Ledit moulin se trouve sur la rivière Maskinongé dans le fief de Marie Anne. Tout laisse croire que selon ce que je peux lire, le moulin à farine et un autre à bois seraient peut-être actifs puisse qu’il comprend des dépendances et une petite grange.
Le fief de Marie Anne semble être le lac Maskinongé et son pour tour qui pourrait comprendre tant Saint-Didace que Saint-Damien. Selon la carte interactive de Lanaudière, peut-être que le moulin indiquer par un marqueur noir non loin de Saint-Charles-de-Mandeville serait celui du sieur de Lanaudière opéré par Charles Dunn. Mais le manque de précision de l’acte notarié peut faire en sorte qu’il soit à Saint-Ursule bien avant l’arrivée de Toussaint Pothier ou même ailleurs le long de la rivière Maskinongé.
Selon ce que je lis sur votre page, le J. Armstrong qui à fait une coupe commerciale dans le secteur de I. Phineas, il serait plausible que ce soit Joseph Carr Armstrong, fils de Jesse Armstrong.

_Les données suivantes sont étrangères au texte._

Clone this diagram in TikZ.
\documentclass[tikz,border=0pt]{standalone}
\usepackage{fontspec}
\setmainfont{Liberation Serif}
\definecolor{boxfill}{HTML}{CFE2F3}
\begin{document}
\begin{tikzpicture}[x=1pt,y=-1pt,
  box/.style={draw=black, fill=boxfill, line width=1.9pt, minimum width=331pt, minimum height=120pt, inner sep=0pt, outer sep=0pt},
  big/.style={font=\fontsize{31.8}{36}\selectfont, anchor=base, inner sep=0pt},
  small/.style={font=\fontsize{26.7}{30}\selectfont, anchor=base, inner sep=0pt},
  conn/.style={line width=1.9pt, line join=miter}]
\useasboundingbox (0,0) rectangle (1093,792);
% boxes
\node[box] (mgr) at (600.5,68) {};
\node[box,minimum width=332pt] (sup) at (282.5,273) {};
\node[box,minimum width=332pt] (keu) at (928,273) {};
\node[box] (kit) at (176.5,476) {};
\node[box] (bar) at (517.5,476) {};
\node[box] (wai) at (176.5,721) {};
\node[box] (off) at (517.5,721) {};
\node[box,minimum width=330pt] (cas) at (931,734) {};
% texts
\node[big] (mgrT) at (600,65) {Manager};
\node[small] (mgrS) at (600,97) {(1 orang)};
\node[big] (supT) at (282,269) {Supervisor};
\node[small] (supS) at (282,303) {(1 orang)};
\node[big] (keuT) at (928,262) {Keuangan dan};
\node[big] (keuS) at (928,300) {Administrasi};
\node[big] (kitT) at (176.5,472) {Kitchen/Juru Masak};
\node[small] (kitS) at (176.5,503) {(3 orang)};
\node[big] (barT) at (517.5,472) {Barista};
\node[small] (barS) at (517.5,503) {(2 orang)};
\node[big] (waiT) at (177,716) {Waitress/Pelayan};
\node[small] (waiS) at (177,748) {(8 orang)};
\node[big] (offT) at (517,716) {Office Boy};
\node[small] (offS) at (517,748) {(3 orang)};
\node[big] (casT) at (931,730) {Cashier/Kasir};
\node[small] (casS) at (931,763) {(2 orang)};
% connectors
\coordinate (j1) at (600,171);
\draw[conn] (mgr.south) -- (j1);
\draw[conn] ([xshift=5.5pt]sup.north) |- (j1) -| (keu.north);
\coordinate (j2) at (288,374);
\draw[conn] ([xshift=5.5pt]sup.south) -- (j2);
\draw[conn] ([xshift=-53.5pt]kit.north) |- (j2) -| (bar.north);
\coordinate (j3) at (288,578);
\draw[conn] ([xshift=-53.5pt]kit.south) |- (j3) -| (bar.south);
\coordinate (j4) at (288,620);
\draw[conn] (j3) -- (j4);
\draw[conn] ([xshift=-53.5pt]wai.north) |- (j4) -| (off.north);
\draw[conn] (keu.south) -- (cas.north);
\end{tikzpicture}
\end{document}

Si vous avec des informations à ce sujet ou sur Lake Maskinonge Settlement ou en savoir sur le peut que je sache, communiqué avec moi.
Robert Armstrong
Le livre de Christiane Laurin St-Damien se raconte est particulièrement bien documenté. La prochaine fois que j’irai à la bibliothèque de Joliette je regarderai les informations qu’on y trouve sur la famille Armstrong.
Bonjour Robert,
Les informations dont tu parles m’intéressent beaucoup.
Actuellement, je suis à recueillir des informations en vue de rédiger l’histoire de la Seigneurie de Lanaudière. Cette seigneurie est située sur la rive nord du St-Laurent, à cheval sur la démarcation entre les gouvernements de Montréal et de Trois-Rivières.
Elle fut concédée en 1750 à Charles François Xavier Tarieu de Lanaudière.
Les Armstrong y sont très présents.
J’aimerais bien échanger avec toi.
J’ai transmis votre message à Robert Armstrong au cas où il ne suivrait pas les commentaires de la page.